Opposition military bases have been established close to some makeshift hospitals—even, in some cases, in the same building. These hospitals are at serious risk of being caught in the middle of fighting, or even directly hit in an attack. According to Syrian authorities, of 91 public hospitals across the country, 55 have been affected, of which 20 have been damaged, and 35 are out of service, as of June 2013.
WHERE WE GO
The collateral damage of attacks on patients, wounded, sick, personnel, ambulances, and medical structures extends far beyond those injured from these violent abuses. These incidents have the power to create “deserts” in terms of access to health care in many of today’s bloodiest conflicts.
While it is difficult to ascertain the scale of this phenomenon, the real challenge is to find ways to prevent these acts from happening. The primary responsibility to stop the targeting, obstruction, or abuse of medical services lies with states and parties engaged in conflict. Health workers must be supported in carrying out their medical duties. States must ensure that all possible measures are taken to protect medical action through national legislation and that these measures are implemented.
States and non-state actors alike must implement and respect weapons-free policies within health premises; abstain from using force against demilitarized health or humanitarian structures, vehicles, and premises; and commit not to arrest or seek information from patients during their stay in medical facilities.
When armed teams provide security or medical aid to win “hearts and minds,” or hospitals are militarized, the results can be potentially lethal for patients and health care workers. When some schools, health facilities, or aid convoys become militarized by one side, they all become potential targets for the other side. All belligerents must make a commitment to recognize health structures and ambulances as “demilitarized sanctuaries,” and thereby off-limits from combat, police, and intelligence operations. And such commitments must be implemented at the very outset of any conflict.

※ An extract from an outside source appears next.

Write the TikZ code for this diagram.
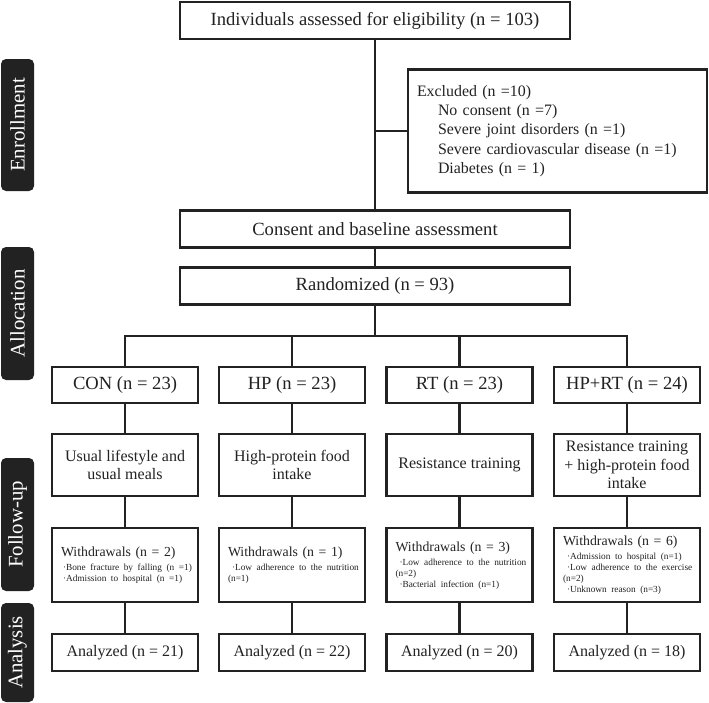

Rhetoric is also critical. It is essential that states and non-state actors in their public discourse and modes of military deployment maintain an explicit distinction between partisan deliverers of relief and impartial humanitarian actors. Mixing motives for providing aid is a slippery slope that undermines the acceptance of the entire spectrum of medical assistance. Furthermore, medical and humanitarian organizations have a responsibility to remain true to their principles and not allow the politicization of their services.
But attacks on medical care won’t always fall into neat categories. Medical aid organizations must continually analyze risks and threats to ensure, while adhering to the fundamentals of medical ethics, that they are aware of social, economic, and power dynamics afoot in the terrain where they are operational. Recent years have shown a propensity for states—even those that have served as the very architects of the laws of war—and non-state actors to ignore the need for even the most basic respect for the practice of medicine and right to medical care in conflict areas. The protection of the sick and wounded lies at the heart of the Geneva Conventions. It is incumbent upon medical aid organizations to find a means of negotiating safe space for their staff and patients.
Violence in all its forms—against health facilities and personnel— represents one of the most serious, complicated, and neglected contemporary humanitarian and security issues. The medical act benefits everyone, and anyone in need should be able to access it unconditionally.